C’était bien moins que la paix de Charles IX et d’Henri III. Celle d’Henri IV ne les défendait pas ; elle les compromettait, les forçant (contre un roi livré à leurs ennemis) de devenir une faction.
Rien n’est plus intéressant que de voir dans d’Aubigné combien ces gens maltraités restaient pourtant, malgré eux, dévoués à Henri IV. Il en parle avec la passion amère, mais inaltérable, qu’un cœur blessé garde à la femme adorée qui l’a trahi. À chaque instant, il rompt, renoue. Tel était l’attrait de cet homme ; on avait beau le connaître, le mésestimer, l’injurier, on ne pouvait se l’arracher du cœur. Et, après tant de choses indignes, il reste toujours au cœur de la France… Hélas ! par tant de côtés il fut la France elle-même !

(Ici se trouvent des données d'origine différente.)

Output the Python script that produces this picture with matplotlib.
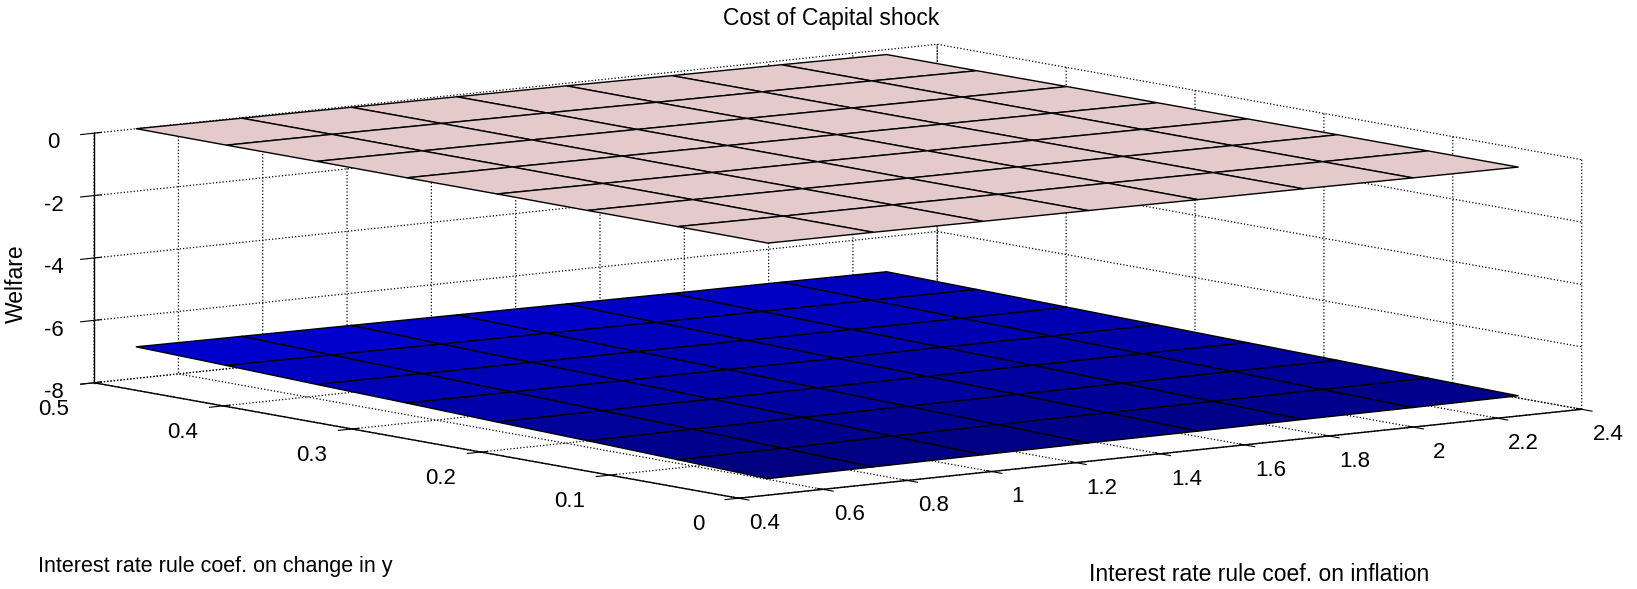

« Le roi, dit d’Aubigné, ayant juré de me faire mourir si je tombais dans ses mains, j’allai sur-le-champ le voir, et je descendis au logis de Gabrielle. Mes amis me suppliaient de repartir. Des officiers délibéraient pour m’arrêter et me livrer au prévôt. Je restai, et me plaçai le soir aux flambeaux quand il descendit de carrosse. « Voici, dit-il, monseigneur d’Aubigné. » Titre d’assez mauvais augure. N’importe, je m’avançai. Il m’embrassa, me fit baiser par Gabrielle et me dit de lui donner la main. Je la menai à son appartement. Il m’y promena plus de deux heures avec sa maîtresse. C’est alors que, comme il me montrait le coup qu’il avait reçu de Chastel, je dis ce mot qui a couru : « Sire, n’ayant renoncé Dieu que des lèvres, il ne vous a percé qu’aux lèvres. Si vous le renoncez du cœur, il vous percera le cœur. — Oh ! les belles paroles, dit Gabrielle, mais mal employées ! — Oui, madame, répliquai-je, car elles ne serviront de rien. »
Lui cependant, sans s’émouvoir, il fit apporter tout nu son petit César de Vendôme, et le mit en souriant dans les bras de d’Aubigné, n’opposant à cette parole, cruellement prophétique, que cette image d’innocence, que la pitié et la nature.